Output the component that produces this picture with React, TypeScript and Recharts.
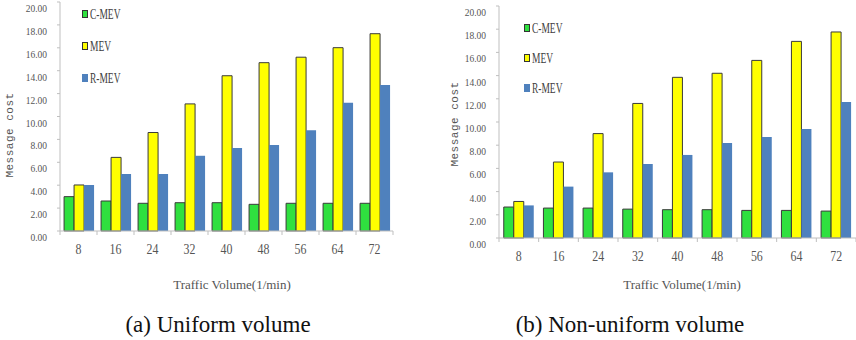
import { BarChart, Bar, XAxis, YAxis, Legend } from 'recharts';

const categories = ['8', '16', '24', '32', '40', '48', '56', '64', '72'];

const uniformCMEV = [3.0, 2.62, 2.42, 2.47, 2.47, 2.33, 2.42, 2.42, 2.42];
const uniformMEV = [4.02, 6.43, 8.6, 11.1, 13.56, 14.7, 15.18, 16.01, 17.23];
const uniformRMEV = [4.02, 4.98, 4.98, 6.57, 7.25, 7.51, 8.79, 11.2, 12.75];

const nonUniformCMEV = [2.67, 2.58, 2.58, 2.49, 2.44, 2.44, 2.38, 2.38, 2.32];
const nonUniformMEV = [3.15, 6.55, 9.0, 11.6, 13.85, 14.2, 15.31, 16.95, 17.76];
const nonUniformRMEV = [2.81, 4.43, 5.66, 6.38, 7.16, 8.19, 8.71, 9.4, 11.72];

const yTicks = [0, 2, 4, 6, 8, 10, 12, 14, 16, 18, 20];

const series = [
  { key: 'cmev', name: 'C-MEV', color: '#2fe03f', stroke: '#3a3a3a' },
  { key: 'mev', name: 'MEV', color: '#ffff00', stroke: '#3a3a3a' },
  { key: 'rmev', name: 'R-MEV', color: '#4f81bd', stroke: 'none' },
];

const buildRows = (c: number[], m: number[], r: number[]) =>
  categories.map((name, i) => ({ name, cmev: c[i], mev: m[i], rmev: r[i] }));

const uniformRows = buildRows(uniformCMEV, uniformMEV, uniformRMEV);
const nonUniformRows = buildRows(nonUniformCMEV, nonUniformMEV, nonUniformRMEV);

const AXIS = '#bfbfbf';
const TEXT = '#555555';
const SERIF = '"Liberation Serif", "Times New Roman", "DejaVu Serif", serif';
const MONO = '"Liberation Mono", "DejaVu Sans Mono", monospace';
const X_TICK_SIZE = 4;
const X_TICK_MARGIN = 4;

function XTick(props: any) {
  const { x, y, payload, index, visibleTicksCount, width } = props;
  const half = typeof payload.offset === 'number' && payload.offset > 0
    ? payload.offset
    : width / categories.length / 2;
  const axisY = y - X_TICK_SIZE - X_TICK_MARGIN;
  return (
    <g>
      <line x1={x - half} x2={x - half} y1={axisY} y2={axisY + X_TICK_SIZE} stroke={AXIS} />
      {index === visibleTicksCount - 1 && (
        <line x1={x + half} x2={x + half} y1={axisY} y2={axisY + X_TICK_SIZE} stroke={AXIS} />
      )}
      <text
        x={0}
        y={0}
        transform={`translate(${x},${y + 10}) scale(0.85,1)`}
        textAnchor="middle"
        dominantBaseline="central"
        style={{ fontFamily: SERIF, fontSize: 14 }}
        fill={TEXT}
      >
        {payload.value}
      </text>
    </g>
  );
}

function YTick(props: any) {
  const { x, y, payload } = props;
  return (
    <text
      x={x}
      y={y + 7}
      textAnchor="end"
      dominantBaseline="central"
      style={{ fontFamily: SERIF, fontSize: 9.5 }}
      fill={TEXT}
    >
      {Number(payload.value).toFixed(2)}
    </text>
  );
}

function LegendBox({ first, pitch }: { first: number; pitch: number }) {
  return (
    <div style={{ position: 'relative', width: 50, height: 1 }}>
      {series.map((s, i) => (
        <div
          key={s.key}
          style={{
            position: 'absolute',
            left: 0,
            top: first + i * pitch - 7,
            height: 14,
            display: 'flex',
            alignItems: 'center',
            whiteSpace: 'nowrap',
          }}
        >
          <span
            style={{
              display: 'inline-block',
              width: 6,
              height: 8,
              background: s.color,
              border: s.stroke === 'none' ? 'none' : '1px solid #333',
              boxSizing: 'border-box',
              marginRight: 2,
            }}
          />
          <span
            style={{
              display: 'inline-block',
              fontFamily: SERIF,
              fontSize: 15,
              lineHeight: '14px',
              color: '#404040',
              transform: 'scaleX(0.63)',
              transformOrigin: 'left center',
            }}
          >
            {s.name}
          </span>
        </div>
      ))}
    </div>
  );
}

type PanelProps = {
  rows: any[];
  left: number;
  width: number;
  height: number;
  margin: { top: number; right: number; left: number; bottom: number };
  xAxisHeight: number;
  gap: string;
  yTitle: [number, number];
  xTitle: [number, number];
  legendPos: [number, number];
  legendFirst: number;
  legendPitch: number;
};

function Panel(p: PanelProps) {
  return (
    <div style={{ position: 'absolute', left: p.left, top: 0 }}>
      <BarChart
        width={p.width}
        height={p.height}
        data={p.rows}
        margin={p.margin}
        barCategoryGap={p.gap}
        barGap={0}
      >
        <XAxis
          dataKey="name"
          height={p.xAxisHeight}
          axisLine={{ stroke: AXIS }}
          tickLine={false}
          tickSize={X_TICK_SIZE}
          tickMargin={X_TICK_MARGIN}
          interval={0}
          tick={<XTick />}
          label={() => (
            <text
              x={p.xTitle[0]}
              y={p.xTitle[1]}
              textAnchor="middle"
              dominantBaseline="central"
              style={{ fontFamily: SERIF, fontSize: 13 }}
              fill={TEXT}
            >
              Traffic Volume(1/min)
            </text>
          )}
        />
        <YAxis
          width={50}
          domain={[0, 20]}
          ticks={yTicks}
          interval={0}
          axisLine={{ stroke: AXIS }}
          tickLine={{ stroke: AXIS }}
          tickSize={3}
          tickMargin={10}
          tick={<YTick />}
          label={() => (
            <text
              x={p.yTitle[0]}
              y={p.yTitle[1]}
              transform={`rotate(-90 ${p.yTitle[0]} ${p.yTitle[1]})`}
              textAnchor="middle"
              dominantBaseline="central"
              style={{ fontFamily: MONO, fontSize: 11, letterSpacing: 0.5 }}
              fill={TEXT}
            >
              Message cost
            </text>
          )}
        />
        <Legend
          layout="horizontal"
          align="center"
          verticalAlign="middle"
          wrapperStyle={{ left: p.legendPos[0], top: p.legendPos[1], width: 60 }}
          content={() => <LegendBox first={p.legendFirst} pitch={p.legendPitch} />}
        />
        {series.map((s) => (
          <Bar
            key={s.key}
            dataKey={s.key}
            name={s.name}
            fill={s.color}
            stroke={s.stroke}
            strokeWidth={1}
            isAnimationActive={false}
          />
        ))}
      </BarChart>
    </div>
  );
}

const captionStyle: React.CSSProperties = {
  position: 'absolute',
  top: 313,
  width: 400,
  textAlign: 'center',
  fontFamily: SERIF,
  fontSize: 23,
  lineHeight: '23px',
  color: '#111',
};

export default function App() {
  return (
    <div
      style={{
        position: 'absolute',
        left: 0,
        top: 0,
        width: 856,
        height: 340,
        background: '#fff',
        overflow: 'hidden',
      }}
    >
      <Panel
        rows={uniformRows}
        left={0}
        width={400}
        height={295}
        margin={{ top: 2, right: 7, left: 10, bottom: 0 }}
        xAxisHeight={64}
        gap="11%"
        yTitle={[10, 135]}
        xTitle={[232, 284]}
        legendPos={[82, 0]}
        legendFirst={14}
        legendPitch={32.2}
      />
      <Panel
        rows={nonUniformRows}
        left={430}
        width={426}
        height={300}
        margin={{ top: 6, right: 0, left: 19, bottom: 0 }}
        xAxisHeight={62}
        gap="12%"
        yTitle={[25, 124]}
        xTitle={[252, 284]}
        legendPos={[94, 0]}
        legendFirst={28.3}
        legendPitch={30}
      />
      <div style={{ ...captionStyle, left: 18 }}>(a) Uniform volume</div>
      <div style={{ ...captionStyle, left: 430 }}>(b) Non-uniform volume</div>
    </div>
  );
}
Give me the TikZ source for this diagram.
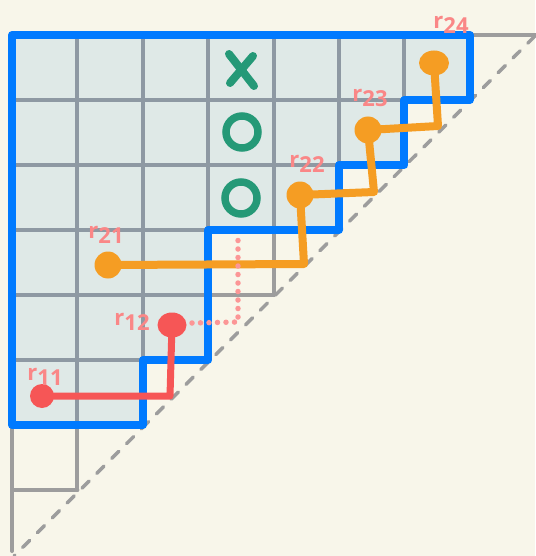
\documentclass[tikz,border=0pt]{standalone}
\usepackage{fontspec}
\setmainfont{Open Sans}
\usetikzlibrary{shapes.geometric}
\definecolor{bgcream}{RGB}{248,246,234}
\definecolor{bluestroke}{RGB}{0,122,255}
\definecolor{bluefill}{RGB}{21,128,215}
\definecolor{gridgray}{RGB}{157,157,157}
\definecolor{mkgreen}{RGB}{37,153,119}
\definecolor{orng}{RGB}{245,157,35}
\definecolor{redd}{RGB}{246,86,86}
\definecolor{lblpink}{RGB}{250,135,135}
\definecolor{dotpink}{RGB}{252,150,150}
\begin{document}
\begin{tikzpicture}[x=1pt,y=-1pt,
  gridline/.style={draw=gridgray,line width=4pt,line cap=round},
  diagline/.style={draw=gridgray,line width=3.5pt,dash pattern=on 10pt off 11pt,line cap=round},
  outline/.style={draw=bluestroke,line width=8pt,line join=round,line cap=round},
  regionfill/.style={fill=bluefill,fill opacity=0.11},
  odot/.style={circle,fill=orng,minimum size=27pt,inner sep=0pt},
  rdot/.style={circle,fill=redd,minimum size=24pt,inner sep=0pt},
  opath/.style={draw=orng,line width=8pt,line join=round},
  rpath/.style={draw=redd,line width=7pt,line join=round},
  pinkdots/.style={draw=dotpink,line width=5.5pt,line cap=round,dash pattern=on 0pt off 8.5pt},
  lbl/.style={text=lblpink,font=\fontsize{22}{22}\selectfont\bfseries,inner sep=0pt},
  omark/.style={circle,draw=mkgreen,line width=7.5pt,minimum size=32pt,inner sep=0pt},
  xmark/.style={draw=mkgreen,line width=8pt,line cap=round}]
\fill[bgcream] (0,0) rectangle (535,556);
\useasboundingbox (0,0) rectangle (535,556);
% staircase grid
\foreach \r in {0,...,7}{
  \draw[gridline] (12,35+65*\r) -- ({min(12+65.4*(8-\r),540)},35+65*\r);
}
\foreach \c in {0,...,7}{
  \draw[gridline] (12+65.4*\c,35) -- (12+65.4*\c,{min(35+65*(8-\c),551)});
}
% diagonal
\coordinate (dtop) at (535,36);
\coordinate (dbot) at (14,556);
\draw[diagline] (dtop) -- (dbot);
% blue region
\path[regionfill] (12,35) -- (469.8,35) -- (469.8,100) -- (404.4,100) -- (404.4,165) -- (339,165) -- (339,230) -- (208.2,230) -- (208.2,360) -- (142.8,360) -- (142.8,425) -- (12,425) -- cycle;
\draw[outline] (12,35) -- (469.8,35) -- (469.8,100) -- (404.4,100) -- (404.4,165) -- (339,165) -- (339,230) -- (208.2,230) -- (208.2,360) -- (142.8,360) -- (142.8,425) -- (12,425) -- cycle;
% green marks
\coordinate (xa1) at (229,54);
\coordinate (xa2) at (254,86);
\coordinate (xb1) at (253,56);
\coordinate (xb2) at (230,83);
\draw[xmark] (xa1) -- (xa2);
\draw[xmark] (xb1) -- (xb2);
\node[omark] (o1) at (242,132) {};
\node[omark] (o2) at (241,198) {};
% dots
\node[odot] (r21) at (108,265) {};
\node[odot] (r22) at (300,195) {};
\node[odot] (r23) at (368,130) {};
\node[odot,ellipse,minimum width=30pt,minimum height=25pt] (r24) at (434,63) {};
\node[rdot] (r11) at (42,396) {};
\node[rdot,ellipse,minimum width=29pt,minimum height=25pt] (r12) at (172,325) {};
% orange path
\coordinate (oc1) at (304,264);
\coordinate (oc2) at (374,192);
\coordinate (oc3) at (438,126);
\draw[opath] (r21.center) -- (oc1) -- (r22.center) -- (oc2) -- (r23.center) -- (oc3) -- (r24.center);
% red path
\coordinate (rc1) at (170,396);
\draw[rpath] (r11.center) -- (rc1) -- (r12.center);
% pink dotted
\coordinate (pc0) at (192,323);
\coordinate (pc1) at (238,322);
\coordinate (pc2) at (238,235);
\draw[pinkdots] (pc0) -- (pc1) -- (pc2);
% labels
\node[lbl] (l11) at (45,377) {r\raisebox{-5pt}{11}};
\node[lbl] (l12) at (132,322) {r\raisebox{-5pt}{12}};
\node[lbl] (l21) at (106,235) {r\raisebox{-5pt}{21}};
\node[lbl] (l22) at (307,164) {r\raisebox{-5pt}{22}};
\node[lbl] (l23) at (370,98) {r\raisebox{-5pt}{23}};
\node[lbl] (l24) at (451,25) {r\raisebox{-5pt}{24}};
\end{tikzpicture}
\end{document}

• [EXERCISE AIM]
Pictures stay out. Repeat only the lines from the beginning of the data through the line that has "const X_TICK_MARGIN = 4;".

• [SOLVED PROBLEM]
Output the component that produces this picture with React, TypeScript and Recharts.
import { BarChart, Bar, XAxis, YAxis, Legend } from 'recharts';

const categories = ['8', '16', '24', '32', '40', '48', '56', '64', '72'];

const uniformCMEV = [3.0, 2.62, 2.42, 2.47, 2.47, 2.33, 2.42, 2.42, 2.42];
const uniformMEV = [4.02, 6.43, 8.6, 11.1, 13.56, 14.7, 15.18, 16.01, 17.23];
const uniformRMEV = [4.02, 4.98, 4.98, 6.57, 7.25, 7.51, 8.79, 11.2, 12.75];

const nonUniformCMEV = [2.67, 2.58, 2.58, 2.49, 2.44, 2.44, 2.38, 2.38, 2.32];
const nonUniformMEV = [3.15, 6.55, 9.0, 11.6, 13.85, 14.2, 15.31, 16.95, 17.76];
const nonUniformRMEV = [2.81, 4.43, 5.66, 6.38, 7.16, 8.19, 8.71, 9.4, 11.72];

const yTicks = [0, 2, 4, 6, 8, 10, 12, 14, 16, 18, 20];

const series = [
  { key: 'cmev', name: 'C-MEV', color: '#2fe03f', stroke: '#3a3a3a' },
  { key: 'mev', name: 'MEV', color: '#ffff00', stroke: '#3a3a3a' },
  { key: 'rmev', name: 'R-MEV', color: '#4f81bd', stroke: 'none' },
];

const buildRows = (c: number[], m: number[], r: number[]) =>
  categories.map((name, i) => ({ name, cmev: c[i], mev: m[i], rmev: r[i] }));

const uniformRows = buildRows(uniformCMEV, uniformMEV, uniformRMEV);
const nonUniformRows = buildRows(nonUniformCMEV, nonUniformMEV, nonUniformRMEV);

const AXIS = '#bfbfbf';
const TEXT = '#555555';
const SERIF = '"Liberation Serif", "Times New Roman", "DejaVu Serif", serif';
const MONO = '"Liberation Mono", "DejaVu Sans Mono", monospace';
const X_TICK_SIZE = 4;
const X_TICK_MARGIN = 4;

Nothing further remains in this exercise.